Yeah, heavy stuff. The circumstances of Onye’s birth and circumcision all happen pretty quickly at the beginning of the book. Her mother’s rape, the general weaponized rape, enslavement, and genocide make her pretty rageful. And the treatment of women within her own culture also leaves her full of anger. Of course, all this interferes with her ability to control her magic. She must learn to quieten her emotions if she is going to successfully fight the evils and rewrite the holy book that allows all this horror to continue. Despite carrying this personal and cultural anger, it’s easy to empathize with her. I mean, wouldn’t you be angry too if this was the cultural norm?
The book is written in first person so it has the feeling of immediacy, making it all too real. In fact, the author acknowledges a story on NPR about weaponized rape in the Sudan that was the germ for this story. The world building is really good, but a little weird. In this post-apocalyptic world, there are some remnants of our present, like hand-held computers and scooters. The apocalypse happened because the people apparently abused the world for technology. But rather than it all going away, there are still some things left that people use. And yet there is also magic in this world. It makes for an odd, but engrossing setting. The prose is really good. It’s not flowery, but rather pretty forceful.
I did have a problem with the pacing in the middle of the book, on the journey from Onye’s hometown with Mwita, her three friends, and one of her friend’s betrothed. The journey had a lot of character development, insights, and action, but it seemed to move slowly compared to the beginning of the book. It was good that it was a little less heavy than the beginning, but I kept feeling like I wanted it to move on. Things kept on happening to Onye and her companions that at times felt unnecessary, as if maybe fifty pages could have been edited out.
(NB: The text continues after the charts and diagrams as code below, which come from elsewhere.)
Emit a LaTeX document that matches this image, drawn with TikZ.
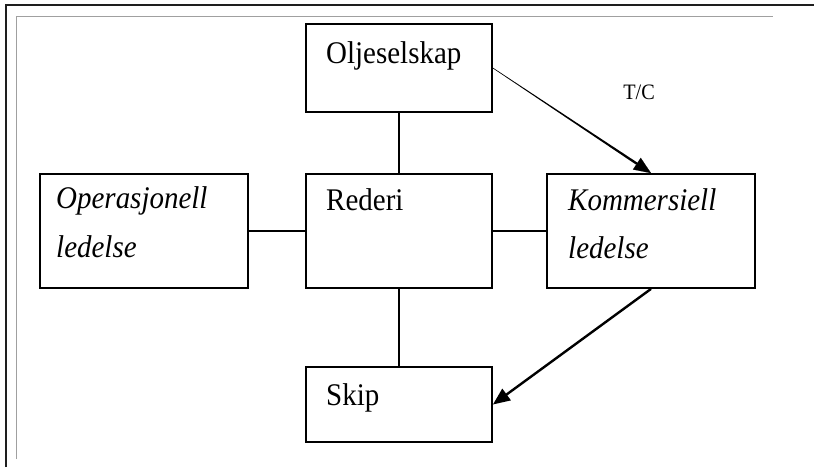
\documentclass[tikz,border=0pt]{standalone}
\usepackage{fontspec}
\setmainfont{Liberation Serif}
\newfontfamily\boxfont[FakeStretch=0.92]{Liberation Serif}
\usetikzlibrary{arrows.meta,calc}
\definecolor{framedark}{RGB}{30,30,30}
\definecolor{framegray}{RGB}{160,160,160}
\begin{document}
\begin{tikzpicture}[x=1pt,y=-1pt,
  box/.style={draw=black,line width=1.8pt,rectangle,inner sep=0pt,minimum width=#1},
  box/.default=186pt,
  lbl/.style={anchor=base west,inner sep=0pt,font=\boxfont\fontsize{31.5}{36}\selectfont},
  ilbl/.style={lbl,font=\boxfont\fontsize{31.5}{36}\selectfont\itshape},
  link/.style={line width=1.6pt},
  heavy/.style={line width=2.4pt,-{Triangle[length=17pt,width=14pt]}}]
  \useasboundingbox (0,0) rectangle (814,467);
  \fill[white] (0,0) rectangle (814,467);

  % page frame
  \draw[framedark,line width=2.4pt] (6,467) -- (6,5) -- (814,5);
  \draw[framegray,line width=1pt] (16,459) -- (16,16) -- (773,16);

  % boxes
  \node[box,minimum height=88pt] (olje) at (399,68) {};
  \node[box,minimum height=114pt] (rederi) at (399,231) {};
  \node[box=208pt,minimum height=114pt] (oper) at (144,231) {};
  \node[box=208pt,minimum height=114pt] (komm) at (651,231) {};
  \node[box,minimum height=75pt] (skip) at (399,404.5) {};

  % texts
  \node[lbl] (olje-t) at (326,63) {Oljeselskap};
  \node[lbl] (rederi-t) at (326,210) {Rederi};
  \node[ilbl] (oper-t1) at (56,208) {Operasjonell};
  \node[ilbl] (oper-t2) at (56,257) {ledelse};
  \node[ilbl] (komm-t1) at (568,210) {Kommersiell};
  \node[ilbl] (komm-t2) at (568,258) {ledelse};
  \node[lbl] (skip-t) at (326,405) {Skip};
  \node[inner sep=0pt,font=\boxfont\fontsize{22}{25}\selectfont] (tc) at (639,92) {T/C};

  % plain links
  \draw[link] (olje.south) -- (rederi.north);
  \draw[link] (rederi.south) -- (skip.north);
  \draw[link] (oper.east) -- (rederi.west);
  \draw[link] (rederi.east) -- (komm.west);

  % tapered T/C arrow
  \coordinate (tcbase) at ($(komm.north)!17pt!(olje.east)$);
  \fill ($(olje.east)!0.3pt!90:(komm.north)$) -- ($(olje.east)!0.3pt!-90:(komm.north)$)
        -- ($(tcbase)!1.2pt!90:(olje.east)$) -- ($(tcbase)!1.2pt!-90:(olje.east)$) -- cycle;
  \draw[line width=0.1pt,-{Triangle[length=17pt,width=14pt]}] (tcbase) -- (komm.north);

  % heavy arrow
  \draw[heavy] (komm.south) -- (skip.east);
\end{tikzpicture}
\end{document}
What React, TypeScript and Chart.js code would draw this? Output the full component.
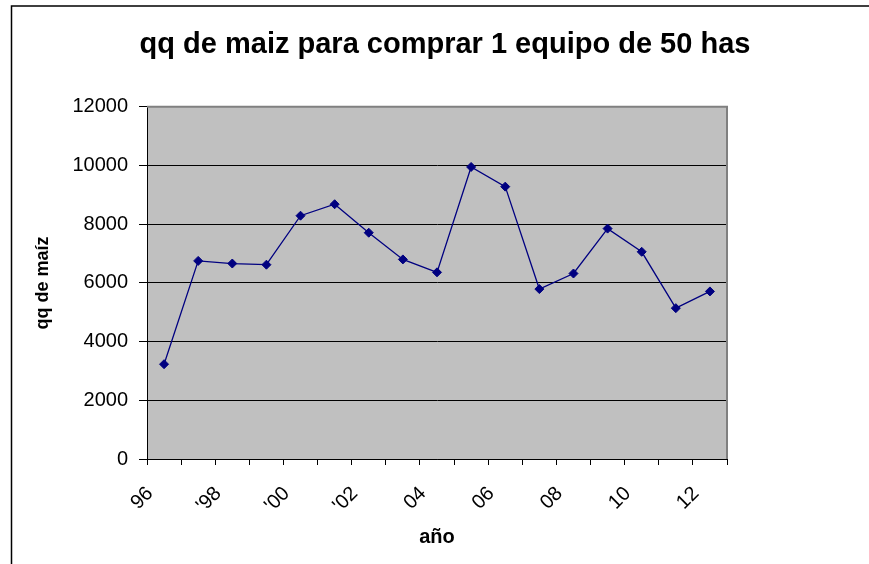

Despite how the middle seemed to lag, I had to give this book five stars out of five. Even as I sit here in my comfortable apartment writing this review, my eyes keep tearing up from the horrors of Onye’s world, knowing that this type of brutality happens today. This is how powerful science fiction and fantasy can be, throwing the realities of our world into our face in the guise of futuristic and fantastical narrative. It’s made me angry, sad, and very uncomfortable. Not many books have done this for me. This is the first Okorafor book I’ve read since the Binti trilogy, and I must say she is an awesome writer of meaningful, powerful stories.